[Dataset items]

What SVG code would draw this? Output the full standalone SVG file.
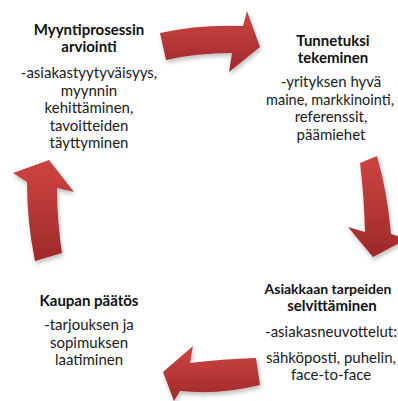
<svg xmlns="http://www.w3.org/2000/svg" width="398" height="401" viewBox="0 0 398 401">
  <defs>
    <linearGradient id="redFill" x1="0" y1="0" x2="0" y2="1">
      <stop offset="0" stop-color="#cd4543"/>
      <stop offset="1" stop-color="#9f2929"/>
    </linearGradient>
    <filter id="softShadow" x="-20%" y="-20%" width="140%" height="150%">
      <feDropShadow dx="1" dy="3" stdDeviation="2" flood-color="#000" flood-opacity="0.25"/>
    </filter>
  </defs>
  <style>
    .arrow { fill: url(#redFill); filter: url(#softShadow); }
    .title { font-family: Lato, "Liberation Sans", sans-serif; font-weight: bold; font-size: 15px; fill: #111; text-anchor: middle; }
    .body { font-family: Lato, "Liberation Sans", sans-serif; font-size: 15px; fill: #1a1a1a; text-anchor: middle; }
  </style>
  <rect width="398" height="401" fill="#fff"/>

  <!-- curved cycle arrows -->
  <g id="connectors">
    <path class="arrow" d="M160,33 Q200,24 243,26 L247,11 L260,47 L229,72 L232,53 Q196,53 166,60 Z"/>
    <path class="arrow" d="M360,163 L377,156 Q387,190 391,234 L407,239 L373,257 L348,227 L365,232 Q364,195 360,163 Z"/>
    <path class="arrow" d="M256,358 Q222,359 190,363 L193,346 L163,372 L174,401 L180,391 Q220,395 260,385 Z"/>
    <path class="arrow" d="M35,261 L62,253 Q57,220 57,188 L74,192 L49,160 L13,173 L27,182 Q27,222 35,261 Z"/>
  </g>

  <g id="arviointi">
    <text class="title" x="89" y="35">Myyntiprosessin</text>
    <text class="title" x="89" y="52">arviointi</text>
    <text class="body" x="89" y="78">-asiakastyytyväisyys,</text>
    <text class="body" x="89" y="95.5">myynnin</text>
    <text class="body" x="89" y="113">kehittäminen,</text>
    <text class="body" x="89" y="130.5">tavoitteiden</text>
    <text class="body" x="89" y="148">täyttyminen</text>
  </g>

  <g id="tunnetuksi">
    <text class="title" x="333" y="46">Tunnetuksi</text>
    <text class="title" x="333" y="63">tekeminen</text>
    <text class="body" x="331" y="87">-yrityksen hyvä</text>
    <text class="body" x="330" y="104.5" textLength="128" lengthAdjust="spacingAndGlyphs">maine, markkinointi,</text>
    <text class="body" x="331" y="122">referenssit,</text>
    <text class="body" x="331" y="139.5">päämiehet</text>
  </g>

  <g id="tarpeet">
    <text class="title" x="328" y="294" style="font-size:14px">Asiakkaan tarpeiden</text>
    <text class="title" x="332" y="311">selvittäminen</text>
    <text class="body" x="331" y="337">-asiakasneuvottelut:</text>
    <text class="body" x="331" y="363">sähköposti, puhelin,</text>
    <text class="body" x="331" y="380">face-to-face</text>
  </g>

  <g id="paatos">
    <text class="title" x="89" y="306">Kaupan päätös</text>
    <text class="body" x="89" y="330">-tarjouksen ja</text>
    <text class="body" x="89" y="347.5">sopimuksen</text>
    <text class="body" x="89" y="365">laatiminen</text>
  </g>
</svg>
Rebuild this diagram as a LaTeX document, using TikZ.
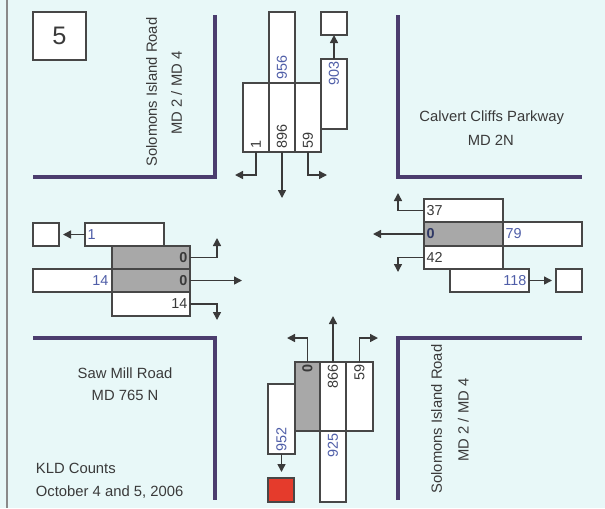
\documentclass[tikz,border=0pt]{standalone}
\usepackage{fontspec}
\setmainfont{Liberation Sans}
\usetikzlibrary{arrows.meta}
\definecolor{bgc}{HTML}{E8F8F8}
\definecolor{roadc}{HTML}{4B3D6E}
\definecolor{boxc}{HTML}{474747}
\definecolor{shadec}{HTML}{A8A8A8}
\definecolor{txtc}{HTML}{3A3A3A}
\definecolor{bluec}{HTML}{4F5EA8}
\definecolor{redc}{HTML}{E53B2C}
\definecolor{edgec}{HTML}{8A8A8A}
\newcommand\bx[6]{\node[#6, minimum width={(#4-#2)*0.75pt}, minimum height={(#5-#3)*0.75pt}] (#1) at ({(#2+#4)/2},{(#3+#5)/2}) {};}
\tikzset{
  box/.style={draw=boxc, line width=0.9pt, fill=white, inner sep=0pt, outer sep=0pt},
  shadebox/.style={box, fill=shadec},
  redbox/.style={box, fill=redc},
  road/.style={draw=roadc, line width=2.4pt},
  flow/.style={draw=txtc, line width=1.1pt, -{Triangle[length=6pt,width=6pt]}},
  num/.style={text=txtc, font=\fontsize{10.8}{12}\selectfont, inner sep=1pt},
  bnum/.style={num, text=bluec},
  lbl/.style={text=txtc, font=\fontsize{11.1}{13}\selectfont, inner sep=0pt},
}
\begin{document}
\begin{tikzpicture}[x=0.75pt,y=-0.75pt]
\fill[bgc] (0,0) rectangle (605,508);
\useasboundingbox (0,0) rectangle (605,508);
\draw[edgec, line width=0.8pt] (7,0) -- (7,508);
% roads
\draw[road] (33,177) -- (215,177) -- (215,15);
\draw[road] (398,15) -- (398,177) -- (582,177);
\draw[road] (33,338) -- (215,338) -- (215,500);
\draw[road] (398,500) -- (398,338) -- (582,338);
% number box
\node[draw=boxc, line width=0.9pt, fill=white, minimum width={53*0.75pt}, minimum height={48*0.75pt}, font=\fontsize{19}{22}\selectfont, text=txtc, inner sep=0pt] (nr) at (59.5,36) {5};
% road labels
\node[lbl, rotate=90] (sir1) at (151.7,92) {Solomons Island Road};
\node[lbl, rotate=90] (md1) at (176.7,93) {MD 2 / MD 4};
\node[lbl, rotate=90] (sir2) at (436.7,419) {Solomons Island Road};
\node[lbl, rotate=90] (md2) at (463.3,420) {MD 2 / MD 4};
\node[lbl] (ccp) at (491.7,117.7) {Calvert Cliffs Parkway};
\node[lbl] (md2n) at (490.8,140) {MD 2N};
\node[lbl] (smr) at (125,373.3) {Saw Mill Road};
\node[lbl] (md765) at (125,395.7) {MD 765 N};
\node[lbl, anchor=west] (kld) at (35.7,468.3) {KLD Counts};
\node[lbl, anchor=west] (oct) at (35.7,491.7) {October 4 and 5, 2006};
% ---- top approach
\bx{t956}{269}{12}{295}{83}{box}
\bx{tL}{243}{83}{269}{152}{box}
\bx{tT}{269}{83}{295}{152}{box}
\bx{tR}{295}{83}{321}{152}{box}
\bx{t903}{321}{59}{347}{129}{box}
\bx{tsq}{321}{12}{347}{35}{box}
\coordinate (tLe) at (235,175);
\coordinate (tTe) at (282,198);
\coordinate (tRe) at (327,175);
\draw[flow] (t903.north) -- (tsq.south);
\draw[flow] (tL.south) |- (tLe);
\draw[flow] (tT.south) -- (tT.south |- tTe);
\draw[flow] (tR.south) |- (tRe);
\node[num, rotate=90, anchor=west] (ntL) at (256,150) {1};
\node[num, rotate=90, anchor=west] (ntT) at (282,150) {896};
\node[num, rotate=90, anchor=west] (ntR) at (308,150) {59};
\node[bnum, rotate=90, anchor=west] (nt956) at (282,81) {956};
\node[bnum, rotate=90, anchor=east] (nt903) at (334,60) {903};
% ---- left approach
\bx{lsq}{33}{223}{59}{246}{box}
\bx{l1}{85}{223}{164}{246}{box}
\bx{lU}{112}{246}{190}{269}{shadebox}
\bx{lW}{33}{269}{112}{292}{box}
\bx{lM}{112}{269}{190}{292}{shadebox}
\bx{lD}{112}{292}{190}{316}{box}
\coordinate (lUe) at (217,238);
\coordinate (lMe) at (242,280.5);
\coordinate (lDe) at (217,320);
\draw[flow, shorten >=3pt] (l1.west) -- (lsq.east);
\draw[flow] (lU.east) -| (lUe);
\draw[flow] (lM.east) -- (lM.east -| lMe);
\draw[flow] (lD.east) -| (lDe);
\node[bnum, anchor=west] (nl1) at (86,234.5) {1};
\node[num, anchor=east] (nlU) at (189,257.5) {\textbf{0}};
\node[bnum, anchor=east] (nlW) at (110,280.5) {14};
\node[num, anchor=east] (nlM) at (189,280.5) {\textbf{0}};
\node[num, anchor=east] (nlD) at (189,304) {14};
% ---- right approach
\bx{r37}{424}{199}{503}{222}{box}
\bx{r0}{424}{222}{503}{246}{shadebox}
\bx{r79}{503}{222}{582}{246}{box}
\bx{r42}{424}{246}{503}{269}{box}
\bx{r118}{450}{269}{529}{292}{box}
\bx{rsq}{556}{269}{582}{292}{box}
\coordinate (r37e) at (398,193);
\coordinate (r0e) at (373,234);
\coordinate (r42e) at (398,272);
\draw[flow] (r37.west) -| (r37e);
\draw[flow] (r0.west) -- (r0.west -| r0e);
\draw[flow] (r42.west) -| (r42e);
\draw[flow, shorten >=3pt] (r118.east) -- (rsq.west);
\node[num, anchor=west] (nr37) at (425,210.5) {37};
\node[num, text=bluec!60!black, anchor=west] (nr0) at (425,234) {\textbf{0}};
\node[bnum, anchor=west] (nr79) at (504,234) {79};
\node[num, anchor=west] (nr42) at (425,257.5) {42};
\node[bnum, anchor=east] (nr118) at (528,280.5) {118};
% ---- bottom approach
\bx{b0}{295}{362}{320}{431}{shadebox}
\bx{b866}{320}{362}{346}{431}{box}
\bx{b59}{346}{362}{373}{431}{box}
\bx{b925}{320}{431}{346}{502}{box}
\bx{b952}{268}{384}{295}{454}{box}
\bx{bsq}{268}{478}{294}{502}{redbox}
\coordinate (b0e) at (287,338);
\coordinate (b866e) at (333,316);
\coordinate (b59e) at (378,338);
\coordinate (b952e) at (281.5,472);
\draw[flow] (b0.north) |- (b0e);
\draw[flow] (b866.north) -- (b866.north |- b866e);
\draw[flow] (b59.north) |- (b59e);
\draw[flow] (b952.south) -- (b952.south |- b952e);
\node[num, rotate=90, anchor=east] (nb0) at (307.5,363) {\textbf{0}};
\node[num, rotate=90, anchor=east] (nb866) at (333,363) {866};
\node[num, rotate=90, anchor=east] (nb59) at (359.5,363) {59};
\node[bnum, rotate=90, anchor=east] (nb925) at (333,432) {925};
\node[bnum, rotate=90, anchor=west] (nb952) at (281.5,453) {952};
\end{tikzpicture}
\end{document}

* **EXERCISE AIM**
Extract every line above that contains the word "this".

* **WRITTEN ANSWER**
What SVG code would draw this? Output the full standalone SVG file.
Rebuild this diagram as a LaTeX document, using TikZ.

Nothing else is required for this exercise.